(AIM OF THE EXERCISE):
Only the lines from the start of the data through the line containing "fig = plt.figure(figsize=(W" should be written out, exactly as they are, with both ends included and the pictures left out.

(COLLECTED DATA):
>>>>>
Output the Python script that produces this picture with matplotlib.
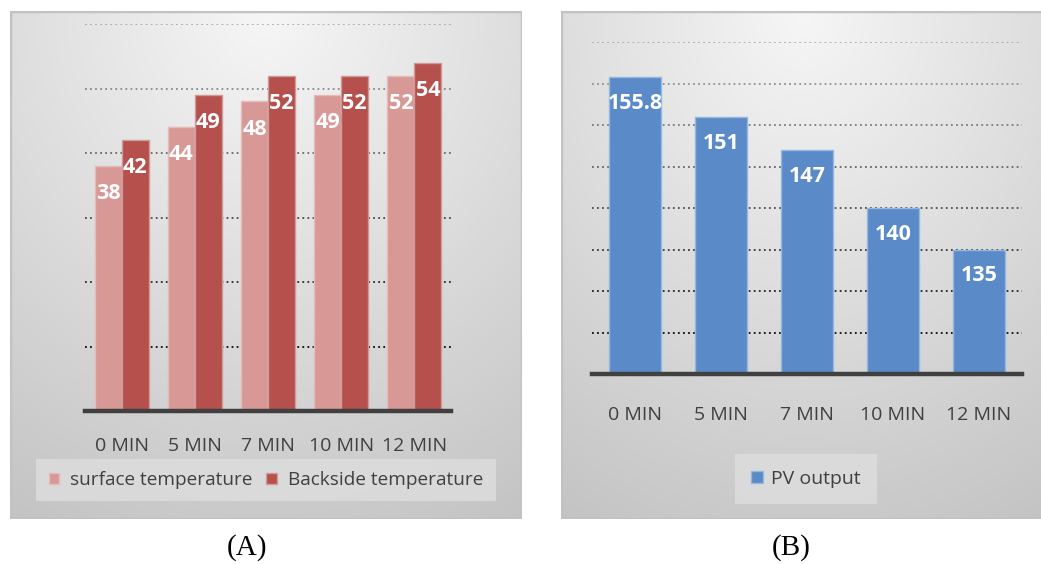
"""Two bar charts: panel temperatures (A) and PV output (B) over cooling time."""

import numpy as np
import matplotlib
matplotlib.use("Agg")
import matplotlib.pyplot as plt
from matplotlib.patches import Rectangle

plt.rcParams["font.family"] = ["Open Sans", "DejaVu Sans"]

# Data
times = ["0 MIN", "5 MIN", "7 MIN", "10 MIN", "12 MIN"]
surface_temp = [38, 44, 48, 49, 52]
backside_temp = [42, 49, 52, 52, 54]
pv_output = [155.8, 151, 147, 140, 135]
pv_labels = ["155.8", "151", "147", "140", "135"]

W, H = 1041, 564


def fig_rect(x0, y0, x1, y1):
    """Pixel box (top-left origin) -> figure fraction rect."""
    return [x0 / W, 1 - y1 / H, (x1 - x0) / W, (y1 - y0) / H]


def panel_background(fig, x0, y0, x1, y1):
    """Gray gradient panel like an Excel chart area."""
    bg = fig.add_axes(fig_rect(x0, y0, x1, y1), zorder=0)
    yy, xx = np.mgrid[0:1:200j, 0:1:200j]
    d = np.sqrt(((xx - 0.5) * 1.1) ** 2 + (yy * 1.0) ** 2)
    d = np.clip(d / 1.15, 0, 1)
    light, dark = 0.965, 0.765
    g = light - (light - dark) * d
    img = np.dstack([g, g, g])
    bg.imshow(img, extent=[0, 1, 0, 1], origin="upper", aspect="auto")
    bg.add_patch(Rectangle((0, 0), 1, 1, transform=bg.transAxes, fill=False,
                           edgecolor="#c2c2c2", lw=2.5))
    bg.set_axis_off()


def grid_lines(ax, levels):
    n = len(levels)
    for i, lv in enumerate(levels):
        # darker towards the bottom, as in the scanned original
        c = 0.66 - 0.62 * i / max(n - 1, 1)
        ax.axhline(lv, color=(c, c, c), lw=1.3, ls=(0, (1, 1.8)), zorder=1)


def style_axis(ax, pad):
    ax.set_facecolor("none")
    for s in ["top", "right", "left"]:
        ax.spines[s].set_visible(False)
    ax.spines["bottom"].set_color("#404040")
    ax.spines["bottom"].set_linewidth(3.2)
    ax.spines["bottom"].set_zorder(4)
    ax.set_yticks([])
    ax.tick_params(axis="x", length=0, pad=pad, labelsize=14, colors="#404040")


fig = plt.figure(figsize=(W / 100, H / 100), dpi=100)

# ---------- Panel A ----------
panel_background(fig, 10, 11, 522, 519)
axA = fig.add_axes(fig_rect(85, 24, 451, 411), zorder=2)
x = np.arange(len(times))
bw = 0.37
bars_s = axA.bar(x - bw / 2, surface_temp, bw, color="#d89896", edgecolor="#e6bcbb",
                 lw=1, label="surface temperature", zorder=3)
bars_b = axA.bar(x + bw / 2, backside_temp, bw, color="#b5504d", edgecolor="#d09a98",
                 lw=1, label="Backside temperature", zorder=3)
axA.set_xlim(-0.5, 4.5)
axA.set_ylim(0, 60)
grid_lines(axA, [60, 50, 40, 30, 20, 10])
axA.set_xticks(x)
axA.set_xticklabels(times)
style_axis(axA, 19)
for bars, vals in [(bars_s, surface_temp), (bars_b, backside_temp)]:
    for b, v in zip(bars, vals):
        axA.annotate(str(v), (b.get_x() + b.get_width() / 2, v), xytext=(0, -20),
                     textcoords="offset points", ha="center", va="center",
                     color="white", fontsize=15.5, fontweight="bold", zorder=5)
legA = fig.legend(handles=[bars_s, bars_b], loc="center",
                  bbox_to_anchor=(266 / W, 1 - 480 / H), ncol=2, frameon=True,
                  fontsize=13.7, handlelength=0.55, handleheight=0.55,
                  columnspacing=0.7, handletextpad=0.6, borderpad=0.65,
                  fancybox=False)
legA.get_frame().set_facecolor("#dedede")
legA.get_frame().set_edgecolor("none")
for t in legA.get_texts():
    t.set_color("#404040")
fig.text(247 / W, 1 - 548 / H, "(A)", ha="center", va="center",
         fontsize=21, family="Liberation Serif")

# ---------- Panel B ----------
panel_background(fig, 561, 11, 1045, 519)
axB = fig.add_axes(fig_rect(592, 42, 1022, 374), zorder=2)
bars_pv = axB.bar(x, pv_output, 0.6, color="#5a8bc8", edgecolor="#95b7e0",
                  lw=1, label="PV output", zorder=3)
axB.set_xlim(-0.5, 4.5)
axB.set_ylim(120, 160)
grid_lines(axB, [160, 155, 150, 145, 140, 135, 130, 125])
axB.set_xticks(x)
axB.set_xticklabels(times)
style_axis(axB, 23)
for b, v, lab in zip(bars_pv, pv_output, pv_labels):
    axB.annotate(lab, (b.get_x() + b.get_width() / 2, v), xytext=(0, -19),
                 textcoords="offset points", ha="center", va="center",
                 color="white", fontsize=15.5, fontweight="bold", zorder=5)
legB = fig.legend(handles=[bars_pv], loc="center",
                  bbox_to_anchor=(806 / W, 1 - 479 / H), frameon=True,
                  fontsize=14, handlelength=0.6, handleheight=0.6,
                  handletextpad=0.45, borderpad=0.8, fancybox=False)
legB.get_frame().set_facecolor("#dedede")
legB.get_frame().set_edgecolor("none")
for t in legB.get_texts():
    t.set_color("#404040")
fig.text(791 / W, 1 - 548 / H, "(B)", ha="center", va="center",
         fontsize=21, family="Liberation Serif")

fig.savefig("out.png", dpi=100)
<<<<<
(ANSWER IN FULL):
Output the Python script that produces this picture with matplotlib.
"""Two bar charts: panel temperatures (A) and PV output (B) over cooling time."""

import numpy as np
import matplotlib
matplotlib.use("Agg")
import matplotlib.pyplot as plt
from matplotlib.patches import Rectangle

plt.rcParams["font.family"] = ["Open Sans", "DejaVu Sans"]

# Data
times = ["0 MIN", "5 MIN", "7 MIN", "10 MIN", "12 MIN"]
surface_temp = [38, 44, 48, 49, 52]
backside_temp = [42, 49, 52, 52, 54]
pv_output = [155.8, 151, 147, 140, 135]
pv_labels = ["155.8", "151", "147", "140", "135"]

W, H = 1041, 564


def fig_rect(x0, y0, x1, y1):
    """Pixel box (top-left origin) -> figure fraction rect."""
    return [x0 / W, 1 - y1 / H, (x1 - x0) / W, (y1 - y0) / H]


def panel_background(fig, x0, y0, x1, y1):
    """Gray gradient panel like an Excel chart area."""
    bg = fig.add_axes(fig_rect(x0, y0, x1, y1), zorder=0)
    yy, xx = np.mgrid[0:1:200j, 0:1:200j]
    d = np.sqrt(((xx - 0.5) * 1.1) ** 2 + (yy * 1.0) ** 2)
    d = np.clip(d / 1.15, 0, 1)
    light, dark = 0.965, 0.765
    g = light - (light - dark) * d
    img = np.dstack([g, g, g])
    bg.imshow(img, extent=[0, 1, 0, 1], origin="upper", aspect="auto")
    bg.add_patch(Rectangle((0, 0), 1, 1, transform=bg.transAxes, fill=False,
                           edgecolor="#c2c2c2", lw=2.5))
    bg.set_axis_off()


def grid_lines(ax, levels):
    n = len(levels)
    for i, lv in enumerate(levels):
        # darker towards the bottom, as in the scanned original
        c = 0.66 - 0.62 * i / max(n - 1, 1)
        ax.axhline(lv, color=(c, c, c), lw=1.3, ls=(0, (1, 1.8)), zorder=1)


def style_axis(ax, pad):
    ax.set_facecolor("none")
    for s in ["top", "right", "left"]:
        ax.spines[s].set_visible(False)
    ax.spines["bottom"].set_color("#404040")
    ax.spines["bottom"].set_linewidth(3.2)
    ax.spines["bottom"].set_zorder(4)
    ax.set_yticks([])
    ax.tick_params(axis="x", length=0, pad=pad, labelsize=14, colors="#404040")


fig = plt.figure(figsize=(W / 100, H / 100), dpi=100)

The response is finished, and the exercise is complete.